County Budget Keeps School Funding, Tax Rate Same
A hold-the-line budget proposal for 2011-12 funds the public schools at the present level and retains the current property tax rate.
The $85 million general fund budget unveiled Tuesday by County Manager Cary McSwain contained no surprises but was accompanied by cautious hints of a slight upturn in expected revenues.
McSwain's budget message to the Moore County Board of Commissioners contained sharp criticism of the state for placing additional burden on county governments by failure to fund the schools at acceptable levels.
"It is an attempt by the state to avoid its funding responsibility and shift the blame for the schools' shortfall on counties," McSwain said in the budget message.
The commissioners accepted the budget package without comment on individual items. They were expected to delve into the document in more detail at a work session late Thursday afternoon.
McSwain said a 2.7 cent increase in the property tax would be needed to provide the additional $3.1 million requested by the schools to address cuts in state funding. The tax rate is currently 46.5 cents per $100 property valuation.
He softened the blow by pointing out that the legislature has yet to adopt a budget and there remains a possibility that the cuts may not be as severe as expected.
For a home valued at $160,000 - the median price in Moore County, according to the tax department - the 2.7 cent increase would add about $45 to the property tax bill each year.
McSwain noted that both the schools and the county have made deep cuts in spending in the past two years.
School leaders earlier advised the county that state spending cutbacks amounted to an estimated $12 million for 2011-2012. However, the school board reported making severe cuts on its own and dipped into the fund balance, actions reducing the overall additional request to $3.1 million.
But the budget recommends $25,540,140 for current expense and $711,932 for capital outlay, both the same totals appropriated for the school system this year. The total for the schools is $32,189,992, with addition of almost $6 million in debt service.
The budget recommends $4,011,475 in current expense for Sandhills Community College, which did not request an increase this year. The college did not ask for any capital expense funding. With the addition of debt service, the SCC budget totals more than $6 million.
The proposed budget restores longevity pay in the new fiscal year.

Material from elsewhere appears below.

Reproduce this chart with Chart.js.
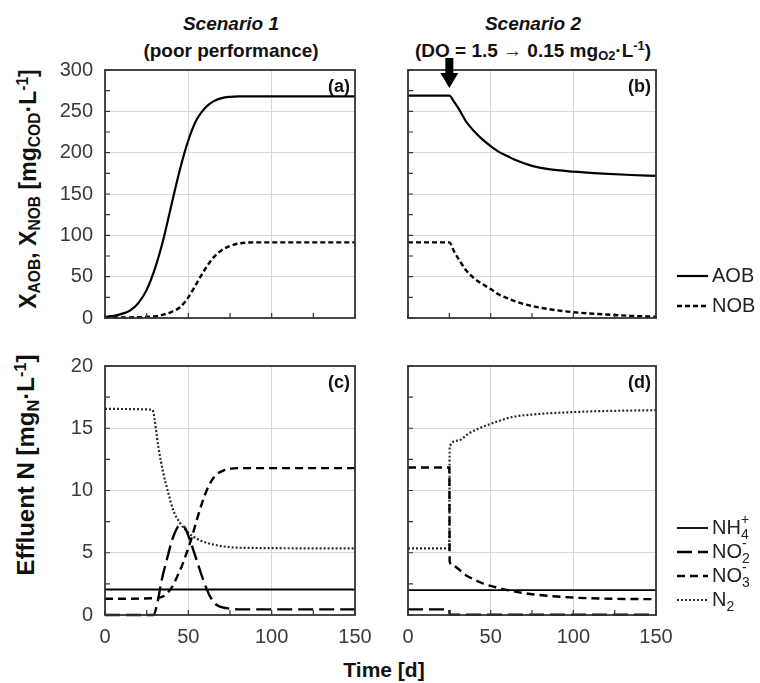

The budget proposal defers capital outlay and maintenance costs but covers all debt service.
Under the budget proposal, the advanced life support tax will remain at its present level of two cents.
This tax is paid by all county property owners in addition to the regular 46.5 cent property tax. This tax covers operations for the ambulance/paramedic system.
The budget calls for no increase in water and sewer rates.
When other special funds, such as the airport and Convention and Visitors Bureau are added, the budget totals $125.3 million.
Property taxes remain the major source of revenue for the county, which has a tax base of $11.8 billion. Property taxation accounts for about 63 percent of revenues for the general fund, the fund that covers operational costs, including public education and the college.
The tax administrator has forecast "a flat year" for 2011-2012 with modest growth estimated at 0.29 percent, about $156,931.
Sales taxes, another significant revenue source, are expected to provide $320,000 in additional collections, about 3.2 percent.
"While this is modest when compared to prior years, it is still an increase and therefore a foward-looking indicator of economic trends," McSwain's budget message says.
Since fiscal year 2007-2008, the county has lost more than $6.2 million in sales tax collections.
The budget provides pay for 628 employees, down by nine for this year. The total includes 611 full-time personnel and 17 part-time positions.
Later in the Tuesday meeting, Commissioner Craig Kennedy suggested that the county reinstate the hiring freeze imposed a year ago. He proposed the freeze at least until the budget is adopted.
Kennedy said the county website lists 12 positions to be filled, and he said the county should hold those vacancies until the budget picture is clearer.
The board agreed to his proposal.
The public hearing on the budget will be held during the board's next regular meeting on Tuesday, May 17, at 6 p.m. The budget is to be adopted at the June 7 meeting.